Over the phone, Lipton's voice is immediately recognizable from the show's video -- equal measures of whiskey and Satchmo gravel that lend his singing a sonorous and soulful gravitas perfectly suited to the wide range of pop musical genres surveyed in No Place to Go.
Lipton is quick to deny that the show should only be read as the ultimate fuck-you swan song to a treacherous ex-employer. "Anger is definitely one of the things that's in there -- anger at the company, which really just takes care of itself," he says. "And anger at the national situation that has created this particular climate. But I also wanted to try and document the workplace as a place of dignity."
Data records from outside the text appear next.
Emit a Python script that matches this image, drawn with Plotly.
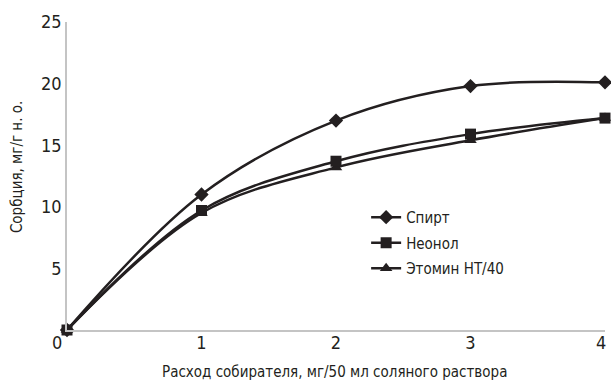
import plotly.graph_objects as go

x_vals = [0, 1, 2, 3, 4]
spirt = [0, 11.0, 17.0, 19.8, 20.1]
neonol = [0, 9.7, 13.7, 15.9, 17.2]
etomin = [0, 9.5, 13.2, 15.4, 17.2]
names = ["Спирт", "Неонол", "Этомин НТ/40"]
symbols = ["diamond", "square", "triangle-up"]
y_ticks = [5, 10, 15, 20, 25]
x_ticks = [1, 2, 3]
corner_labels = ["0", "4"]
x_title = "Расход собирателя, мг/50 мл соляного раствора"
y_title = "Сорбция, мг/г н. о."

FONT = "DejaVu Sans Condensed, sans-serif"
INK = "#231f20"
AX = "#c4c4c4"

series = [spirt, neonol, etomin]
# draw order: Спирт, Этомин, Неонол (square on top); legend order kept by rank
order = [0, 2, 1]
fig = go.Figure()
for i in order:
    fig.add_trace(go.Scatter(
        x=x_vals, y=series[i], name=names[i], mode="lines+markers",
        legendrank=i + 1, legendgroup=names[i],
        line=dict(color=INK, width=2.5, shape="spline", smoothing=1),
        marker=dict(symbol=symbols[i], size=11, color=INK),
        cliponaxis=False,
    ))

fig.update_layout(
    width=611, height=385,
    margin=dict(l=67, r=6, t=22, b=55),
    paper_bgcolor="white", plot_bgcolor="white",
    font=dict(family=FONT, color=INK, size=15),
    showlegend=True,
    legend=dict(x=0.556, y=0.419, xanchor="left", yanchor="top",
                bgcolor="rgba(0,0,0,0)", font=dict(size=15, family=FONT, color=INK),
                tracegroupgap=3, itemwidth=30),
    xaxis=dict(range=[0, 4], tickvals=x_ticks, showgrid=False, zeroline=False,
               showline=True, linecolor=AX, linewidth=1.5, ticks="",
               automargin=False, ticklabelstandoff=-4,
               tickfont=dict(size=18, family=FONT, color=INK)),
    yaxis=dict(range=[0, 25], tickvals=y_ticks, showgrid=False, zeroline=False,
               showline=True, linecolor=AX, linewidth=1.5, ticks="",
               automargin=False,
               tickfont=dict(size=18, family=FONT, color=INK)),
    annotations=[
        dict(text=corner_labels[0], xref="paper", yref="paper", x=-0.0186, y=-0.042,
             showarrow=False, font=dict(size=18, family=FONT, color=INK),
             xanchor="center", yanchor="middle"),
        dict(text=corner_labels[1], xref="paper", yref="paper", x=0.9926, y=-0.042,
             showarrow=False, font=dict(size=18, family=FONT, color=INK),
             xanchor="center", yanchor="middle"),
        dict(text=x_title, xref="paper", yref="paper", x=0.497, y=-0.136,
             showarrow=False, font=dict(size=15, family=FONT, color=INK),
             xanchor="center", yanchor="middle"),
        dict(text=y_title, xref="paper", yref="paper", x=-0.0929, y=0.529,
             textangle=-90, showarrow=False, font=dict(size=15, family=FONT, color=INK),
             xanchor="center", yanchor="middle"),
    ],
)

fig.write_html("out.html",
               config={"displayModeBar": False},
               post_script="document.body.style.margin='0';document.body.style.overflow='hidden';")
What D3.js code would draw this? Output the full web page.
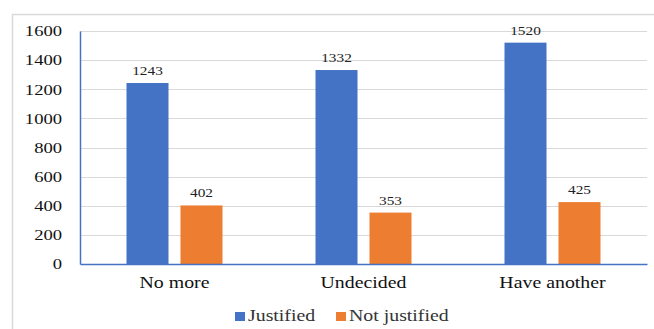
<!DOCTYPE html>
<html>
<head>
<meta charset="utf-8">
<script src="https://cdn.jsdelivr.net/npm/d3@7"></script>
<style>
  body { margin: 0; background: #fff; }
  svg { display: block; }
</style>
</head>
<body>
<div class="box"></div>
<script>
let categories = ["No more", "Undecided", "Have another"]
let seriesNames = ["Justified", "Not justified"]
let justified = [1243, 1332, 1520]
let notJustified = [402, 353, 425]
let yTicks = [0, 200, 400, 600, 800, 1000, 1200, 1400, 1600]

let colors = ["#4472C4", "#ED7D31"]
let ff = "'Liberation Serif', 'Times New Roman', serif"
let sx = 1.24   // the source picture is stretched sideways

let W = 654, H = 329
let pLeft = 80, pRight = 647, pTop = 31, pBottom = 264

let svg = d3.select('.box')
  .append("svg")
  .attr("width", W)
  .attr("height", H)

// outer chart border
svg.append("rect")
  .attr("x", 12.5).attr("y", 14.5)
  .attr("width", W + 10).attr("height", H + 10)
  .attr("fill", "none")
  .attr("stroke", "#d9d9d9")
  .attr("stroke-width", 1.5)

let y = d3.scaleLinear().domain([0, 1600]).range([pBottom, pTop])
let x0 = d3.scaleBand().domain(categories).range([pLeft, pRight]).padding(0)
let gw = 96
let x1 = d3.scaleBand().domain(seriesNames)
  .range([(x0.bandwidth() - gw) / 2, (x0.bandwidth() + gw) / 2])
  .paddingInner(0.222).paddingOuter(0)

// gridlines
svg.append("g")
  .selectAll("line")
  .data(yTicks.filter(d => d > 0))
  .join("line")
  .attr("x1", pLeft).attr("x2", pRight)
  .attr("y1", d => Math.round(y(d)) + 0.5)
  .attr("y2", d => Math.round(y(d)) + 0.5)
  .attr("stroke", "#d9d9d9")
  .attr("stroke-width", 1.2)

// y axis
let yAxis = svg.append("g")
  .attr("transform", `translate(${pLeft},0)`)
  .call(d3.axisLeft(y).tickValues(yTicks).tickFormat(d3.format("d")).tickSize(0).tickPadding(18))
yAxis.select(".domain").attr("stroke", "#4472C4").attr("stroke-width", 1.5)
yAxis.selectAll("text")
  .attr("x", 0)
  .attr("transform", `translate(-18,0) scale(${sx},1)`)
  .style("font-family", ff).style("font-size", "15px").attr("fill", "#111")

let data = categories.map((c, i) => ({cat: c, vals: [justified[i], notJustified[i]]}))

let groups = svg.append("g")
  .selectAll("g")
  .data(data)
  .join("g")
  .attr("transform", d => `translate(${x0(d.cat)},0)`)

groups.selectAll("rect")
  .data(d => d.vals.map((v, k) => ({name: seriesNames[k], v: v, k: k})))
  .join("rect")
  .attr("x", d => x1(d.name))
  .attr("y", d => y(d.v))
  .attr("width", x1.bandwidth())
  .attr("height", d => y(0) - y(d.v))
  .attr("fill", d => colors[d.k])

groups.selectAll("text.val")
  .data(d => d.vals.map((v, k) => ({name: seriesNames[k], v: v, k: k})))
  .join("text")
  .attr("class", "val")
  .attr("transform", d => `translate(${x1(d.name) + x1.bandwidth() / 2},${y(d.v) - 8}) scale(1.18,1)`)
  .attr("text-anchor", "middle")
  .style("font-family", ff).style("font-size", "13px").attr("fill", "#222")
  .text(d => d.v)

// x axis
let xAxis = svg.append("g")
  .attr("transform", `translate(0,${pBottom})`)
  .call(d3.axisBottom(x0).tickSize(0).tickPadding(13))
xAxis.select(".domain").attr("stroke", "#4472C4").attr("stroke-width", 1.5)
xAxis.selectAll("text")
  .attr("transform", `scale(${sx},1)`)
  .style("font-family", ff).style("font-size", "16px").attr("fill", "#111")

// legend
let legendX = [235, 336]
let legend = svg.append("g")
  .selectAll("g")
  .data(seriesNames)
  .join("g")
  .attr("transform", (d, i) => `translate(${legendX[i]},312)`)
legend.append("rect")
  .attr("width", 10).attr("height", 9)
  .attr("fill", (d, i) => colors[i])
legend.append("text")
  .attr("transform", `translate(13,9) scale(${sx},1)`)
  .style("font-family", ff).style("font-size", "16px").attr("fill", "#333")
  .text(d => d)
</script>
</body>
</html>
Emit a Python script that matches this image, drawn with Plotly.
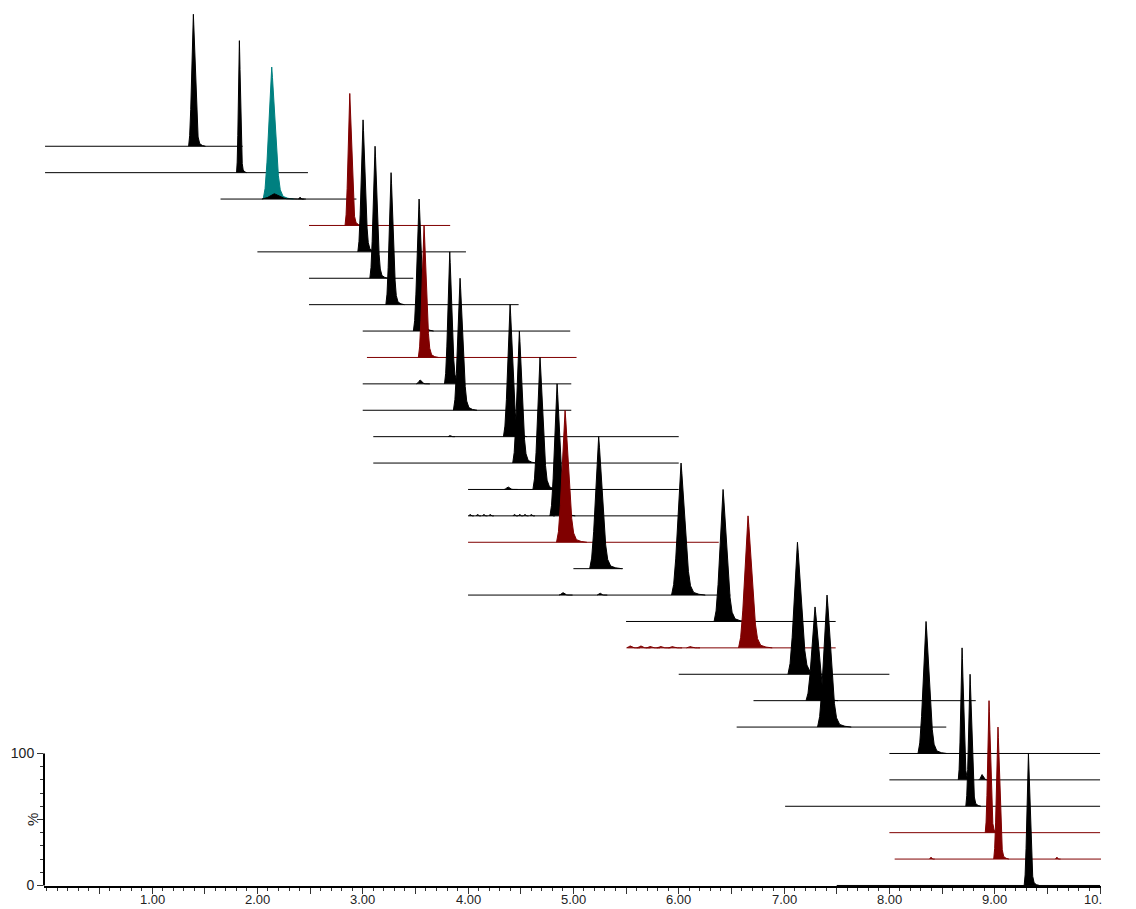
import plotly.graph_objects as go

# ---- data (trace 0 = bottom chromatogram, trace 28 = top) ----
offset_step = 20  # % offset between stacked chromatograms

apex_times = [9.320, 9.031, 8.946, 8.766, 8.690, 8.348, 7.408, 7.294, 7.127, 6.658,
              6.421, 6.022, 5.240, 4.921, 4.845, 4.683, 4.487, 4.399, 3.924, 3.826,
              3.582, 3.535, 3.269, 3.117, 3.003, 2.877, 2.136, 1.829, 1.392]
apex_heights = [100, 100, 100, 100, 100, 100, 100, 71, 100, 100,
                100, 100, 100, 100, 100, 100, 100, 100, 100, 100,
                100, 100, 100, 100, 100, 100, 100, 100, 100]
peak_width_scale = [0.45, 0.45, 0.40, 0.45, 0.40, 0.85, 1.00, 0.95, 1.00, 1.00,
                    0.95, 1.00, 0.95, 0.90, 0.75, 0.75, 0.70, 0.70, 0.70, 0.55,
                    0.60, 0.60, 0.55, 0.55, 0.55, 0.50, 0.90, 0.30, 0.50]
trace_start = [7.50, 8.05, 8.00, 7.01, 8.00, 8.00, 6.55, 6.71, 6.00, 5.51,
               5.50, 4.00, 5.00, 4.00, 4.00, 4.00, 3.10, 3.10, 3.00, 3.00,
               3.04, 3.00, 2.49, 2.49, 2.00, 2.49, 1.65, -0.016, -0.016]
trace_end = [10.0, 10.03, 10.0, 10.0, 10.0, 10.0, 8.54, 8.82, 8.00, 7.49,
             7.49, 6.49, 5.47, 6.38, 6.00, 6.00, 6.00, 6.00, 4.98, 4.98,
             5.03, 4.97, 4.48, 3.48, 3.98, 3.83, 2.94, 2.48, 1.86]
trace_kind = ["k", "r", "r", "k", "k", "k", "k", "k", "k", "r",
              "k", "k", "k", "r", "k", "k", "k", "k", "k", "k",
              "r", "k", "k", "k", "k", "r", "t", "k", "k"]
baseline_kind = ["k", "r", "r", "k", "k", "k", "k", "k", "k", "r",
                 "k", "k", "k", "r", "k", "k", "k", "k", "k", "k",
                 "r", "k", "k", "k", "k", "r", "k", "k", "k"]

# shared peak profile (time offset from apex in min, fraction of height)
profile_dt = [-0.090, -0.070, -0.050, -0.032, -0.018, -0.008, 0.000, 0.008, 0.020, 0.035,
              0.050, 0.070, 0.090, 0.120, 0.170, 0.230]
profile_frac = [0.0, 0.08, 0.28, 0.55, 0.78, 0.92, 1.00, 0.92, 0.78, 0.58,
                0.38, 0.18, 0.07, 0.02, 0.006, 0.0]

# small secondary bumps: trace index, time, height %, width scale, colour kind
minor_trace = [26, 26, 19, 17, 15, 11, 11, 4, 1, 1,
               14, 14, 14, 14, 14, 14, 14, 14, 14,
               9, 9, 9, 9, 9, 9]
minor_time = [2.160, 2.405, 3.545, 3.829, 4.379, 4.900, 5.253, 8.880, 8.395, 9.590,
              4.020, 4.090, 4.150, 4.210, 4.440, 4.490, 4.540, 4.600, 4.790,
              5.540, 5.640, 5.730, 5.830, 5.940, 6.110]
minor_height = [4.0, 1.5, 3.0, 1.0, 2.0, 2.0, 1.5, 4.0, 1.5, 1.5,
                1.2, 1.2, 1.2, 1.2, 1.2, 1.2, 1.2, 1.2, 1.2,
                1.5, 1.5, 1.2, 1.2, 1.0, 1.0]
minor_width = [1.30, 0.15, 0.40, 0.20, 0.40, 0.40, 0.30, 0.35, 0.15, 0.15,
               0.15, 0.15, 0.15, 0.15, 0.15, 0.15, 0.15, 0.15, 0.15,
               0.40, 0.40, 0.40, 0.40, 0.40, 0.40]
minor_kind = ["k", "k", "k", "k", "k", "k", "k", "k", "r", "r",
              "k", "k", "k", "k", "k", "k", "k", "k", "k",
              "r", "r", "r", "r", "r", "r"]

x_major_ticks = [0.5 * i for i in range(1, 21)]
x_label_values = [1, 2, 3, 4, 5, 6, 7, 8, 9, 10]
x_label_text = ["1.00", "2.00", "3.00", "4.00", "5.00", "6.00", "7.00", "8.00", "9.00",
                "10.\u2007\u2007"]

colors = {"k": "#000000", "r": "#800000", "t": "#008080"}

fig = go.Figure()

# draw top trace first so lower traces sit in front
for k in range(len(apex_times) - 1, -1, -1):
    off = k * offset_step
    rt, h, w = apex_times[k], apex_heights[k], peak_width_scale[k]
    c = colors[trace_kind[k]]
    bc = colors[baseline_kind[k]]
    fig.add_trace(go.Scatter(x=[trace_start[k], trace_end[k]], y=[off, off], mode="lines",
                             line=dict(color=bc, width=1), hoverinfo="skip",
                             showlegend=False))
    xs = [rt + d * w for d in profile_dt]
    ys = [off + h * f for f in profile_frac]
    fig.add_trace(go.Scatter(x=xs, y=ys, mode="lines", fill="toself", fillcolor=c,
                             line=dict(color=c, width=1), hoverinfo="skip",
                             showlegend=False))
    for j in range(len(minor_trace)):
        if minor_trace[j] != k:
            continue
        mc = colors[minor_kind[j]]
        mx = [minor_time[j] + d * minor_width[j] for d in profile_dt]
        my = [off + minor_height[j] * f for f in profile_frac]
        fig.add_trace(go.Scatter(x=mx, y=my, mode="lines", fill="toself", fillcolor=mc,
                                 line=dict(color=mc, width=1), hoverinfo="skip",
                                 showlegend=False))

font_family = "Liberation Sans, Arial"

fig.update_layout(
    width=1136, height=909,
    margin=dict(l=44, r=35, t=0, b=23),
    paper_bgcolor="white", plot_bgcolor="white",
    showlegend=False,
    font=dict(family=font_family, size=13, color="#222222"),
    xaxis=dict(range=[-0.026, 10.009], showgrid=False, zeroline=False,
               showline=True, linecolor="#000000", linewidth=2,
               tickmode="array", tickvals=x_major_ticks, showticklabels=False,
               ticks="outside", ticklen=6, tickwidth=1, tickcolor="#333333",
               minor=dict(tickmode="linear", tick0=0, dtick=0.1, ticks="outside",
                          ticklen=3, tickwidth=1, tickcolor="#333333"),
               automargin=False, fixedrange=True),
    yaxis=dict(range=[-0.4, 670.8], showgrid=False, zeroline=False, showline=False,
               tickmode="array", tickvals=[0, 50, 100], ticktext=["0", "", "100"],
               ticks="outside", ticklen=6, tickwidth=1, tickcolor="#333333",
               tickfont=dict(size=14),
               minor=dict(tickmode="array", tickvals=[10, 20, 30, 40, 60, 70, 80, 90],
                          ticks="outside", ticklen=3, tickwidth=1, tickcolor="#333333"),
               automargin=False, fixedrange=True),
)

for v, t in zip(x_label_values, x_label_text):
    fig.add_annotation(text=t, xref="x", yref="paper", x=v, y=0, yanchor="top",
                       yshift=-5, showarrow=False, borderpad=0,
                       font=dict(family=font_family, size=13, color="#222222"))

fig.add_shape(type="line", xref="paper", yref="y", x0=0, x1=0, y0=0, y1=100,
              line=dict(color="#000000", width=2))
fig.add_annotation(text="%", xref="paper", yref="y", x=0, y=50, xshift=-22,
                   textangle=-90, showarrow=False,
                   font=dict(family=font_family, size=15, color="#222222"))

fig.write_html("out.html")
For Lipton, writing the show presented an opportunity to work through his conflicting feelings about a job that seemingly meant little but in reality had been a big part of his life. "I just remember it was such a complicated experience to find out that we were losing our jobs," he reflects. "And everybody handled it a little differently. And we all kind of felt we were in quicksand a little bit -- it was really hard to kind of just move on. And I guess it made itself clear as a relationship with all the complexities that implies."
Apart from the satiric bite of Lipton's dry wit and the accomplished arrangements of the show's dozen songs (Lipton is backed by band members Eben Levy, Ian M. Riggs and Vito Dieterle), No Place to Go is perhaps most remarkable for its heart. For Lipton, that was the real point. "I was really concerned about writing a piece for those people who I worked with," he says. "I knew it wasn't going to be their experience, because everybody has their own story, but I wanted them to recognize their experience."
The effort certainly paid off. Apart from the hit run at Joe's Pub, the show also garnered a rave review from Ben Brantley in The New York Times, plus an Obie Award. In short, it transformed the self-described "emerging playwright and old-timey singer-songwriter" overnight into the toast of the town.
Not insignificantly, the success has also allowed Lipton to put off an unpleasantness that now may no longer be inevitable. "It's a little surreal," he says. "You know, I still have not taken a new job, so I'm trying to hustle the opportunities that I have right now and keep that going as long as I can." Not least of those opportunities is the summer tour. "The show is in many ways about this town that I live in," he muses. "But I'm really interested now to see if the show connects with people in other places. Because that's sort of the big reason to keep doing it."
No Place to Go plays admission-free at Grand Performances, Sat. Aug. 18.